Psalms 4:6-8 (ESV) 6 There are many who say, “Who will show us some good? Lift up the light of your face upon us, O Lord!” 7 You have put more joy in my heart than they have when their grain and wine abound. 8 In peace I will both lie down and sleep; for you alone, O Lord, make me dwell in safety.

 And the last stanzas of Habakkuk 3 say (after a long list of calamities):

Habakkuk 3:18-19 (ESV) 18 yet I will rejoice in the Lord; I will take joy in the God of my salvation. 19 God, the Lord, is my strength; he makes my feet like the deer's; he makes me tread on my high places. To the choirmaster: with stringed instruments.

So, in all the confusion and in the midst of worry, I seek my consolation and comfort in this: God is not surprised by anything that is happening today. In fact—just as he allowed Job's torment at the hands of Satan to refine Job's righteousness into pure gold, for His own glory—God is now allowing today's events to take place, and will use them for His own glory. Our finite minds may have difficulty seeing how that is possible, but the mind of God is not limited in any way. He will take what we have broken and defiled, and he will use it for his own glory.

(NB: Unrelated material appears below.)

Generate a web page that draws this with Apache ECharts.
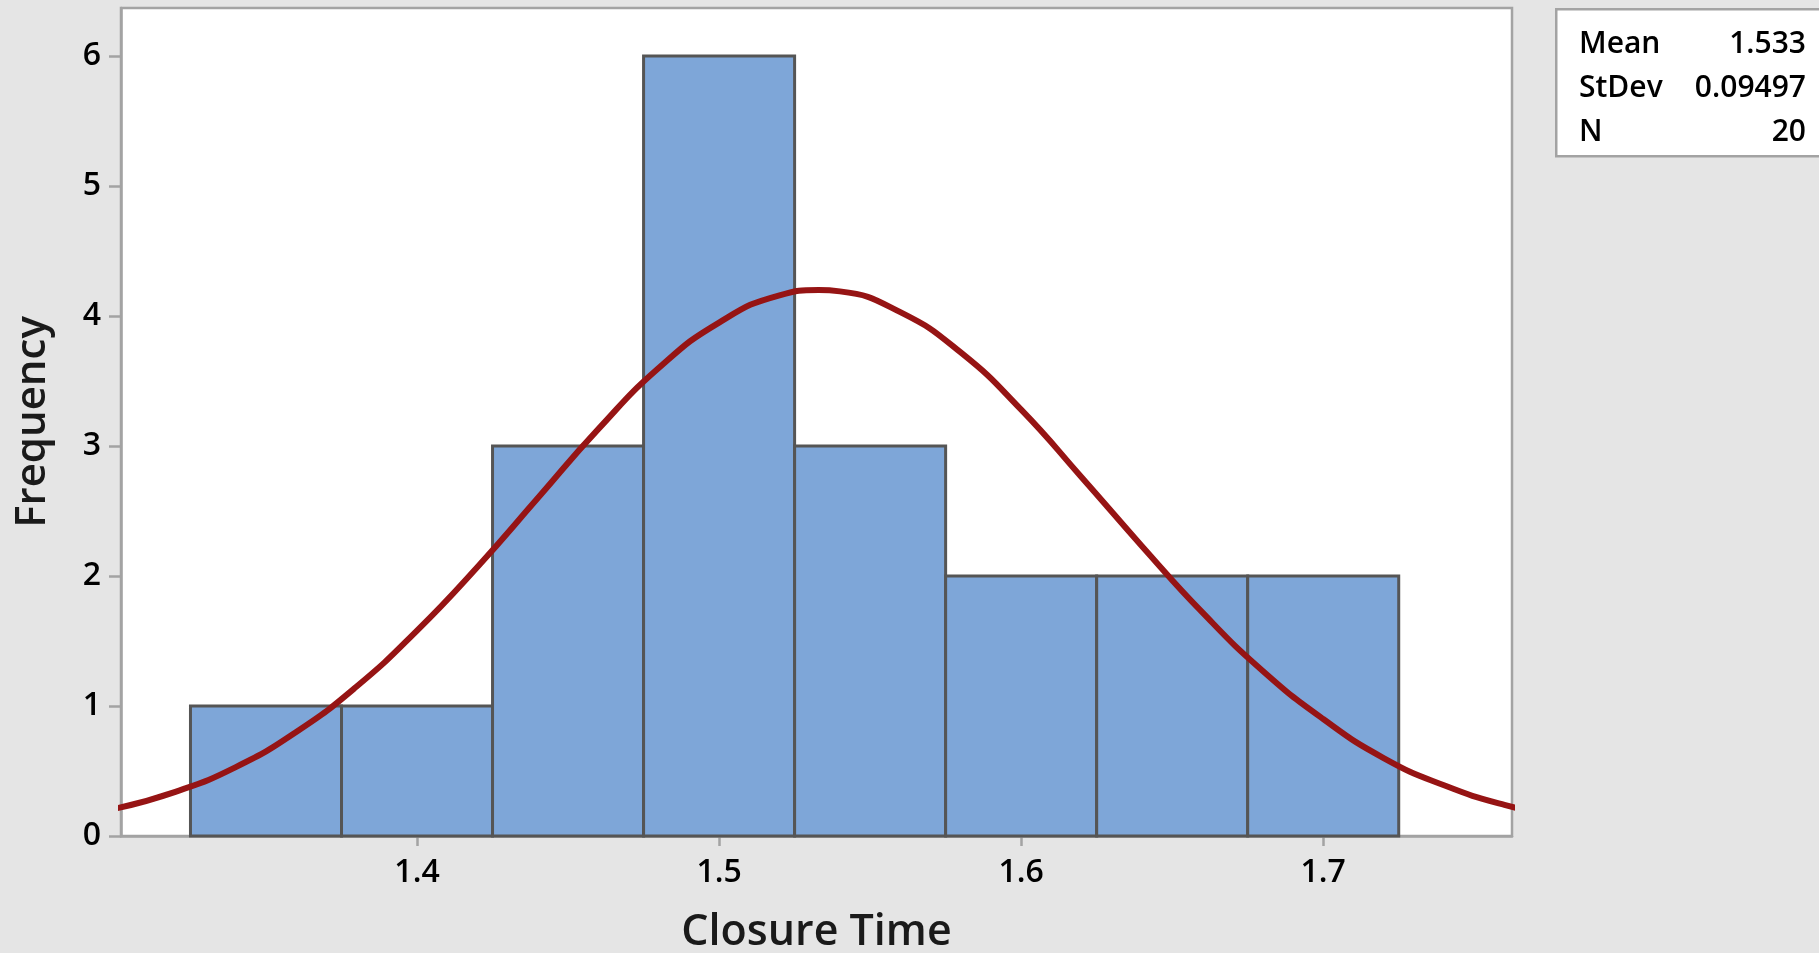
<!DOCTYPE html>
<html>
<head>
<meta charset="utf-8">
<title>Closure Time histogram</title>
<script src="https://cdn.jsdelivr.net/npm/echarts@6/dist/echarts.min.js"></script>
<style>
    html, body { margin: 0; padding: 0; background: #e5e5e5; }
    #chart { width: 1819px; height: 953px; }
</style>
</head>
<body>
<div id="chart"></div>
<script>
// histogram bins (centre of each bin) and their counts
const binCenters = [1.35, 1.40, 1.45, 1.50, 1.55, 1.60, 1.65, 1.70];
const binCounts = [1, 1, 3, 6, 3, 2, 2, 2];
const binWidth = 0.05;

// fitted normal curve
const curveX = [1.30, 1.32, 1.34, 1.36, 1.38, 1.40, 1.42, 1.44, 1.46, 1.48, 1.50, 1.52, 1.533,
    1.54, 1.56, 1.58, 1.60, 1.62, 1.64, 1.66, 1.68, 1.70, 1.72, 1.74, 1.76, 1.78];
const curveY = [0.21, 0.34, 0.53, 0.80, 1.15, 1.58, 2.07, 2.60, 3.13, 3.60, 3.95, 4.16, 4.20,
    4.19, 4.03, 3.72, 3.28, 2.76, 2.23, 1.72, 1.27, 0.90, 0.60, 0.39, 0.24, 0.14];

// axis ticks
const xTicks = [1.4, 1.5, 1.6, 1.7];
const yTicks = [0, 1, 2, 3, 4, 5, 6];

// summary box
const statLabels = ['Mean', 'StDev', 'N'];
const statValues = ['1.533', '0.09497', '20'];

const chart = echarts.init(document.getElementById('chart'));

const histData = binCenters.map((c, i) => [c - binWidth / 2, c + binWidth / 2, binCounts[i]]);
const curveData = curveX.map((x, i) => [x, curveY[i]]);

const statTexts = [];
statLabels.forEach((lab, i) => {
    statTexts.push({
        type: 'text', left: 1579, top: 29 + i * 44,
        style: { text: lab, font: '600 30px "Open Sans"', fill: '#000' }
    });
    statTexts.push({
        type: 'text', right: 13, top: 29 + i * 44,
        style: { text: statValues[i], font: '600 30px "Open Sans"', fill: '#000', align: 'right' }
    });
});

let option = {
    backgroundColor: '#e5e5e5',
    textStyle: { fontFamily: 'Open Sans' },
    grid: {
        left: 121, right: 307, top: 8, bottom: 117,
        outerBoundsMode: 'none',
        containLabel: false,
        show: true,
        backgroundColor: '#ffffff',
        borderColor: '#a3a3a3',
        borderWidth: 2.5
    },
    xAxis: {
        type: 'value',
        min: 1.302,
        max: 1.7625,
        name: 'Closure Time',
        nameLocation: 'middle',
        nameGap: 75,
        nameTextStyle: { fontSize: 43, fontWeight: 600, color: '#1a1a1a' },
        splitLine: { show: false },
        axisLine: { show: true, lineStyle: { color: '#a3a3a3', width: 2.5 } },
        axisTick: { show: true, customValues: xTicks, length: 10, lineStyle: { color: '#a3a3a3', width: 2.5 } },
        axisLabel: {
            customValues: xTicks, margin: 21, fontSize: 32, fontWeight: 600, color: '#000',
            formatter: v => v.toFixed(1)
        }
    },
    yAxis: {
        type: 'value',
        min: 0,
        max: 6.37,
        name: 'Frequency',
        nameLocation: 'middle',
        nameGap: 67,
        nameTextStyle: { fontSize: 42, fontWeight: 600, color: '#1a1a1a' },
        splitLine: { show: false },
        axisLine: { show: true, lineStyle: { color: '#a3a3a3', width: 2.5 } },
        axisTick: { show: true, customValues: yTicks, length: 12, lineStyle: { color: '#a3a3a3', width: 2.5 } },
        axisLabel: { customValues: yTicks, margin: 20, fontSize: 32, fontWeight: 600, color: '#000' }
    },
    series: [
        {
            type: 'custom',
            data: histData,
            encode: { x: [0, 1], y: 2 },
            renderItem: function (params, api) {
                const p0 = api.coord([api.value(0), api.value(2)]);
                const p1 = api.coord([api.value(1), 0]);
                return {
                    type: 'rect',
                    shape: { x: p0[0], y: p0[1], width: p1[0] - p0[0], height: p1[1] - p0[1] },
                    style: { fill: '#7ea6d8', stroke: '#555555', lineWidth: 3 }
                };
            },
            z: 2
        },
        {
            type: 'line',
            data: curveData,
            smooth: true,
            showSymbol: false,
            clip: true,
            lineStyle: { color: '#961414', width: 6 },
            z: 3
        }
    ],
    graphic: [
        {
            type: 'rect', left: 1555, top: 8,
            shape: { width: 300, height: 147 },
            style: { fill: '#ffffff', stroke: '#a3a3a3', lineWidth: 2.5 }
        }
    ].concat(statTexts)
};

chart.setOption(option);
</script>
</body>
</html>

So for my part, I trust in 2 things:

  1. God will go before me. He will be my strength and my shield. As long as it is in His will for me to survive, nothing can kill me; and when it is His will to call me home, nothing can keep me here.
  2. Therefore, worry and fear serve nothing, because my (saved) family and I have been granted a rare and unique privilege of being God's witnesses to His work.

So, I go forth and continue prepping, knowing that great nations come and go, and have done so for the thousands of years of biblical history, and knowing that as great a nation as America has been, it is not exempt from the inexorable march of history. It may be exceptional in the sense of the "American Experiment", but it is not exceptional in being permanently resistant to mankind's sinful nature and crapulence. The book of Revelation is not a specifically American prophesy, and nowhere does America appear in its words. Sad as it may be, this country WILL perish some day ... hopefully not any time soon, but it WILL eventually perish. So don't put your trust in the ephemeral.

All kinds of righteous heroes of the Bible endured the fall of Judah and Israel, and their exile to their conquerors' kingdoms. Being a righteous person is no guarantee that one will be spared hardship and witnessing the collapse of their society. It may not happen tomorrow, but it WILL eventually happen. One of those heroes, Joseph, caused Egypt to put up 7 years worth of food because of a prophesied famine, that did indeed happen in his lifetime. His works spared Egypt AND many foreigners, including Joseph's extended family. 

So while enjoying the peace of God that surpasses all understanding, DO the work of being prepared for the day on which, in HIS sovereignty, God may call you to be His agent; and give due consideration to what "being prepared" means.